The Chilean government appealed the ruling to Argentina's Supreme Court, while Apablaza requested refugee status from the Argentine government, claiming political persecution in his home country.

===Political asylum===
In September 2010, the Supreme Court of Argentina authorized Apablaza's extradition, but indicated that the final decision would rest with the executive branch in light of Argentina's refugee protection law, which holds that "no refugee may be expelled, returned, or extradited to another state when there are well-founded reasons to believe that their right to life, liberty, and security of person would be in danger."

On September 30, 2010, the Argentine executive branch granted Apablaza political asylum following a meeting of CONARE, the National Commission for Refugees. The Argentine government transmitted a report to Chile justifying the decision, incorporating the Supreme Court ruling and a technical report from CONARE. On October 15, 2010, the Chilean government filed a motion before CONARE requesting review of the decision.

Apablaza's wife, Paula Chain, was a member of President Cristina Kirchner's press relations office at the Government House and regularly accompanied the Argentine president on international travel.

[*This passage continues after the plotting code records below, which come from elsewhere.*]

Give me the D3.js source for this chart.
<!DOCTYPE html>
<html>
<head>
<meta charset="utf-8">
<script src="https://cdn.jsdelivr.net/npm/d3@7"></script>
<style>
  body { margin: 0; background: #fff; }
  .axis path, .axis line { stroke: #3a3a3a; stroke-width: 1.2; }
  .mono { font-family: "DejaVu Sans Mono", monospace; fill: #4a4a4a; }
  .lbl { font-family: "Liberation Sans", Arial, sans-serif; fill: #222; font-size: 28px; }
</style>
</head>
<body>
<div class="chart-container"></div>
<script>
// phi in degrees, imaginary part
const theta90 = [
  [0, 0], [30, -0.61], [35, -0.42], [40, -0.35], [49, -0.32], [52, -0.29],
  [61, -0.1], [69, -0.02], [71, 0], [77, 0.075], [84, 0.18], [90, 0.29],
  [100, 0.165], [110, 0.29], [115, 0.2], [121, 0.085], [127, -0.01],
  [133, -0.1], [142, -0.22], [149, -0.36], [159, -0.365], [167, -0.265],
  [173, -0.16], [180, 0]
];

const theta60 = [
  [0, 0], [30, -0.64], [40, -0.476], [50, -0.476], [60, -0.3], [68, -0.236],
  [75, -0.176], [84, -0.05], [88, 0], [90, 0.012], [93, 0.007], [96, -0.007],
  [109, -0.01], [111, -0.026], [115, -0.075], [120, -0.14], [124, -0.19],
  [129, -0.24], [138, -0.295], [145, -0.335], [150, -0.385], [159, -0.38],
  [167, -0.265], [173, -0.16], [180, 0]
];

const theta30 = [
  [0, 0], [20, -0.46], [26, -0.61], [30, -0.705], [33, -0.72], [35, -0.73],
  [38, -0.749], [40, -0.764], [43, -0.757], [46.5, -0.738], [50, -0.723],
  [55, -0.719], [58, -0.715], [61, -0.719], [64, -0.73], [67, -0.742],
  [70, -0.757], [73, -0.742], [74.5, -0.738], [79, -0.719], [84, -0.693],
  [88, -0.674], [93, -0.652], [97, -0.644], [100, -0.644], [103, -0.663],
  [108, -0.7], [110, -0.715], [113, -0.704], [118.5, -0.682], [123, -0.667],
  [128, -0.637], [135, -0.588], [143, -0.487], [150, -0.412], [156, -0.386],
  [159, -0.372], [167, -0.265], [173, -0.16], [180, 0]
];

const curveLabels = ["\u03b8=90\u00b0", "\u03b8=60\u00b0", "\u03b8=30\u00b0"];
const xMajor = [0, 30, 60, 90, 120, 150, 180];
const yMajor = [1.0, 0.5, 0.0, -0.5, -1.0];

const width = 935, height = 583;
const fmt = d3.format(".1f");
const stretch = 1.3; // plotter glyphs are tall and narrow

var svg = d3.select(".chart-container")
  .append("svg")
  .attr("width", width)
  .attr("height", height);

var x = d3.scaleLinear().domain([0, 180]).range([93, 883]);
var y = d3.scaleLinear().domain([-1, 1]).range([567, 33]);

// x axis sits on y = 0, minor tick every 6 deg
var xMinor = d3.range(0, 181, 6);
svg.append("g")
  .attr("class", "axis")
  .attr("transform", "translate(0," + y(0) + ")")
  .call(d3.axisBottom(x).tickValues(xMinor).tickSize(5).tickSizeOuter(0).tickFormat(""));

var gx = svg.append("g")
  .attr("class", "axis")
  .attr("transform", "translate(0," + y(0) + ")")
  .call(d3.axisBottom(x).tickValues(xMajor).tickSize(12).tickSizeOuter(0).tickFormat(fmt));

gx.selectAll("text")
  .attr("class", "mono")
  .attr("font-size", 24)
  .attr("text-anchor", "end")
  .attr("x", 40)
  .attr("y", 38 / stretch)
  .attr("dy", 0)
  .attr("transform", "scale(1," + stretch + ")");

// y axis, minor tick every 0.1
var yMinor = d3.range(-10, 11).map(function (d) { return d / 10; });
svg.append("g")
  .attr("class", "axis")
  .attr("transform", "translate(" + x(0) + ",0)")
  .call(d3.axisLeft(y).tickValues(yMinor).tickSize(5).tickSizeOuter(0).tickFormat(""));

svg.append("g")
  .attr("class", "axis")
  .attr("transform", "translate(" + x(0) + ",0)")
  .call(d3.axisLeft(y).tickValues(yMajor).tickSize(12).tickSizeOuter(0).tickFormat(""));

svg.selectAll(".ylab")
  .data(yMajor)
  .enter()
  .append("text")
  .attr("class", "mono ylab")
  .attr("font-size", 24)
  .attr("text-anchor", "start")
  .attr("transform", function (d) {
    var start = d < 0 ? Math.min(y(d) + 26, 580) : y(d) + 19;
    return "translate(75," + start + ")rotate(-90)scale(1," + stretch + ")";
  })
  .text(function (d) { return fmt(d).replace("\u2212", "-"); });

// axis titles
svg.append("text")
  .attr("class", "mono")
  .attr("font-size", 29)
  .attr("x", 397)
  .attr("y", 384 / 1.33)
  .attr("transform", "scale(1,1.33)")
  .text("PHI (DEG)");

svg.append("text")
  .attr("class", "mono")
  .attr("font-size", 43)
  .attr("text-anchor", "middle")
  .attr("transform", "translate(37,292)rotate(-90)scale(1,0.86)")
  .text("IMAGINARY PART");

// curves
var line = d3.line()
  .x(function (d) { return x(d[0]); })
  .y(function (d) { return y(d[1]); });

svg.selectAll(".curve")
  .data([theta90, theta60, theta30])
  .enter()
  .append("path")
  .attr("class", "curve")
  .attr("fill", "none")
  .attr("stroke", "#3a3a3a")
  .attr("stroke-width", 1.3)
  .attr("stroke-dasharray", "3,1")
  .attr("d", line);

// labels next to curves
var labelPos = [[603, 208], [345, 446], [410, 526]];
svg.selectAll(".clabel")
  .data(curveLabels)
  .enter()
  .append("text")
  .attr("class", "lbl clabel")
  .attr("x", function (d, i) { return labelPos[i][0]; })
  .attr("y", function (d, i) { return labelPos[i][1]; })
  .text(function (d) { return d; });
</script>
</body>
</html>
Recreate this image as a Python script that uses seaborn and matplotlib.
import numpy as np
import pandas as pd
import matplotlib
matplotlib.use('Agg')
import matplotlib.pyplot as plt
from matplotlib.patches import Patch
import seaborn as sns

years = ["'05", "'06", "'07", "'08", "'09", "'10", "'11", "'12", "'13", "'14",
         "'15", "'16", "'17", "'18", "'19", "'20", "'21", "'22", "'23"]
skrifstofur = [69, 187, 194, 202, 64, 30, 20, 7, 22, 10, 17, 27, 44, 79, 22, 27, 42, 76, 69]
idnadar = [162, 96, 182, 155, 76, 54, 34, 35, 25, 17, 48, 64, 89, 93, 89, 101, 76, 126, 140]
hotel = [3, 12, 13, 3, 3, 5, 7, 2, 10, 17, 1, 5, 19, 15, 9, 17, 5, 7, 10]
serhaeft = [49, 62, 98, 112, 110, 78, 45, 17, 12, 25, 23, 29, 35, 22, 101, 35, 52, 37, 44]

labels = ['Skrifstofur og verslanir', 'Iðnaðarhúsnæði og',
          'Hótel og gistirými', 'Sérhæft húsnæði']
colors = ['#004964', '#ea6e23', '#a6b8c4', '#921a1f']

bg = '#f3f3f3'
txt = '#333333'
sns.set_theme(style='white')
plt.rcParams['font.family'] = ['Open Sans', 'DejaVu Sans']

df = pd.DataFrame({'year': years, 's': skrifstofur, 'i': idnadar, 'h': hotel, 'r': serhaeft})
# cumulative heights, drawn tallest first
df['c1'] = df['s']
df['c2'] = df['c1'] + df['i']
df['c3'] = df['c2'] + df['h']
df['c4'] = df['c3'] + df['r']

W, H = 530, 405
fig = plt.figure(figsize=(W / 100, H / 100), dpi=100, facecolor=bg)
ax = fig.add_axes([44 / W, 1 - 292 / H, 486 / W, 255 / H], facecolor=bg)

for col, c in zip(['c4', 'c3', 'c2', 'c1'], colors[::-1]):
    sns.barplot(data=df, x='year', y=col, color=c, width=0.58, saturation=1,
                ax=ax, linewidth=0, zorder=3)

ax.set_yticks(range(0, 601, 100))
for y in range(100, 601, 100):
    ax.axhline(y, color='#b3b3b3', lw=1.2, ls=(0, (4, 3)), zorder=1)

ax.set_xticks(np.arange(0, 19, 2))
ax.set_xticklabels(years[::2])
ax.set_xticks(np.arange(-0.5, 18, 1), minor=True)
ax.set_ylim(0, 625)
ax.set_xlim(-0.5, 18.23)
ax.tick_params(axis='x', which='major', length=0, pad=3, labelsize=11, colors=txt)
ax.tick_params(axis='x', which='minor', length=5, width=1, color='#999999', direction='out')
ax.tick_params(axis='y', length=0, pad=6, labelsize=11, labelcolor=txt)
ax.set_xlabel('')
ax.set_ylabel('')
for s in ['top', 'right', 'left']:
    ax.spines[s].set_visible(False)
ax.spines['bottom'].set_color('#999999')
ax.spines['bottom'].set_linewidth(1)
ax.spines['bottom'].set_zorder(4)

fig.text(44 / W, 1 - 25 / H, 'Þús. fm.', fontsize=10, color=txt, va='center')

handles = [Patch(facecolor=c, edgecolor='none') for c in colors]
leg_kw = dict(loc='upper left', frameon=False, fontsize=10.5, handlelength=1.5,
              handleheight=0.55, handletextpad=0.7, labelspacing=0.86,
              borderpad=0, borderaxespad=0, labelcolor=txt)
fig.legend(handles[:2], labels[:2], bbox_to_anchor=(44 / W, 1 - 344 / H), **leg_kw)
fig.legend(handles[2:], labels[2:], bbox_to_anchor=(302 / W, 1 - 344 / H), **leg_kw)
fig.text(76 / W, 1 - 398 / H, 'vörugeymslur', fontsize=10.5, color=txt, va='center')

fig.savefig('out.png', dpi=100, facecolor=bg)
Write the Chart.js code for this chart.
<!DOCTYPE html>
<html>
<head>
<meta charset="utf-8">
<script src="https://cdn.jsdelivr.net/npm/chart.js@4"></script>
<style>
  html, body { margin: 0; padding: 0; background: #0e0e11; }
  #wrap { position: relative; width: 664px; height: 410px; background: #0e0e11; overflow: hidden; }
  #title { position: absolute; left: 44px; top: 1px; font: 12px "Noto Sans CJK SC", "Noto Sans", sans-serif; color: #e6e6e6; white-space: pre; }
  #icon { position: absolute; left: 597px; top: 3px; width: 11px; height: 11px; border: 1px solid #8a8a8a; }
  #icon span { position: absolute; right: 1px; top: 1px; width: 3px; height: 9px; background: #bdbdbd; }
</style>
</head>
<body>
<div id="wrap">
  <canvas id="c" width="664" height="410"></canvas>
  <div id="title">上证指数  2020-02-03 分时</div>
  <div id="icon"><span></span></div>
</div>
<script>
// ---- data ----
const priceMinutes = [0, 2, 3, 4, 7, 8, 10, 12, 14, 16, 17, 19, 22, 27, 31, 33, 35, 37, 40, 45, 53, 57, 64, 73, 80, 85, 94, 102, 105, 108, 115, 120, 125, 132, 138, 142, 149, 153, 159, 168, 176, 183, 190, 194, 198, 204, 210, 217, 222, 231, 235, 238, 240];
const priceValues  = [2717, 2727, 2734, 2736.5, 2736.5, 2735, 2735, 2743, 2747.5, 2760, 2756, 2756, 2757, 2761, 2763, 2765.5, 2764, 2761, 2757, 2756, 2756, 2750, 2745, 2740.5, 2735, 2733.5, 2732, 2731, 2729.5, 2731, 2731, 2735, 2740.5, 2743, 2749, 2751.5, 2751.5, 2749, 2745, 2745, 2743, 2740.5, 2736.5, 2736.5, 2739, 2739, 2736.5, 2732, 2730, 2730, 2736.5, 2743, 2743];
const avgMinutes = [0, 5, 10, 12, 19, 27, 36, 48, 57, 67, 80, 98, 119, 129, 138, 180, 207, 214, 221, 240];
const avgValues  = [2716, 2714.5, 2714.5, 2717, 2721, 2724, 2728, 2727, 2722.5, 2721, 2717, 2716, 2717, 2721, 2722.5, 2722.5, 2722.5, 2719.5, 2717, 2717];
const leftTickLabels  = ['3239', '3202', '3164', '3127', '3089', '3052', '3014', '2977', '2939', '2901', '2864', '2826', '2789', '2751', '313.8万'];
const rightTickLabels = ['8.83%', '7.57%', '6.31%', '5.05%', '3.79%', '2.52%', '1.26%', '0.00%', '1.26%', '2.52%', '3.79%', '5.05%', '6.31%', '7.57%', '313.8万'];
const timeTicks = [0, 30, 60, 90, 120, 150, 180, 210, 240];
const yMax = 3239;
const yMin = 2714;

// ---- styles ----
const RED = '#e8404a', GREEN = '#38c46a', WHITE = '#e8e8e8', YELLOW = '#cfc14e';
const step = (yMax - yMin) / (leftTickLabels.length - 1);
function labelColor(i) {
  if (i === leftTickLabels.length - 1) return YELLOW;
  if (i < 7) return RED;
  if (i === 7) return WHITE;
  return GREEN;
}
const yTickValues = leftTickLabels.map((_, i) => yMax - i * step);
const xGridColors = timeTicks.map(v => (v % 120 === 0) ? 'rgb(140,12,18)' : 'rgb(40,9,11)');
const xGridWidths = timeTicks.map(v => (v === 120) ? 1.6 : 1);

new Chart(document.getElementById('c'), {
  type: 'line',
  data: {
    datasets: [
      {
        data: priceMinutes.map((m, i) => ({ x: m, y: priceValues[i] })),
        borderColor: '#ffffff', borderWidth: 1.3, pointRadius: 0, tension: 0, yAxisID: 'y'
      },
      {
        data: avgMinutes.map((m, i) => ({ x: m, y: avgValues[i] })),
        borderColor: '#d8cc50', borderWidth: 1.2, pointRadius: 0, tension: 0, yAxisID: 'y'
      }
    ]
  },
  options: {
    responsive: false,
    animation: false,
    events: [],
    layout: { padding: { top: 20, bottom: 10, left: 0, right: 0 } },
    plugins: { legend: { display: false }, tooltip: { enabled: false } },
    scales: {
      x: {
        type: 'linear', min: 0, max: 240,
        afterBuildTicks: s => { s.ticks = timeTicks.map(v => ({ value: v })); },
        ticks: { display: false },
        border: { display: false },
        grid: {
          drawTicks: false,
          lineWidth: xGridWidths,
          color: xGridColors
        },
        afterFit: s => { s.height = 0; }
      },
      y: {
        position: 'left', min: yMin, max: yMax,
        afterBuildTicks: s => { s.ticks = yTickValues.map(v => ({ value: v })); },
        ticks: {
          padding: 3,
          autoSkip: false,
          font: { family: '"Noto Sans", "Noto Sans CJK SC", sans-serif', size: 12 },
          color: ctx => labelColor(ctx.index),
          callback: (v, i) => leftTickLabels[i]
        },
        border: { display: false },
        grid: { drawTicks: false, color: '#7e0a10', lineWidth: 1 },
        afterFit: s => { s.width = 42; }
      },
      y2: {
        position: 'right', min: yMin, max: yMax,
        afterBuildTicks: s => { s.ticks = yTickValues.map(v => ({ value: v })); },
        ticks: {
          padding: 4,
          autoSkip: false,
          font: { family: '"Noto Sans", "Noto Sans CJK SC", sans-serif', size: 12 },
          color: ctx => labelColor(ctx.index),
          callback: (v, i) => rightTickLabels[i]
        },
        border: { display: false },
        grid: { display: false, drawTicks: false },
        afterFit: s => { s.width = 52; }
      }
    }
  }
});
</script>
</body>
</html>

On December 5, 2017, the Argentine government revoked Apablaza's refugee status, reopening the possibility of extradition to Chile.

===Extradition decree and flight===
On February 14, 2026, after years of legal challenges by Apablaza's defense team, Argentine courts definitively confirmed the revocation of his political refugee status. Less than a month later, on March 9, Argentine President Javier Milei signed an extradition decree, with the knowledge of Chilean President Gabriel Boric's government.

Although initial reports indicated the transfer would be carried out within hours of Milei's signing, police arrived on April 1, 2026, at Apablaza's registered address in Moreno, Buenos Aires Province, only to find that he had fled. He is currently a fugitive from justice.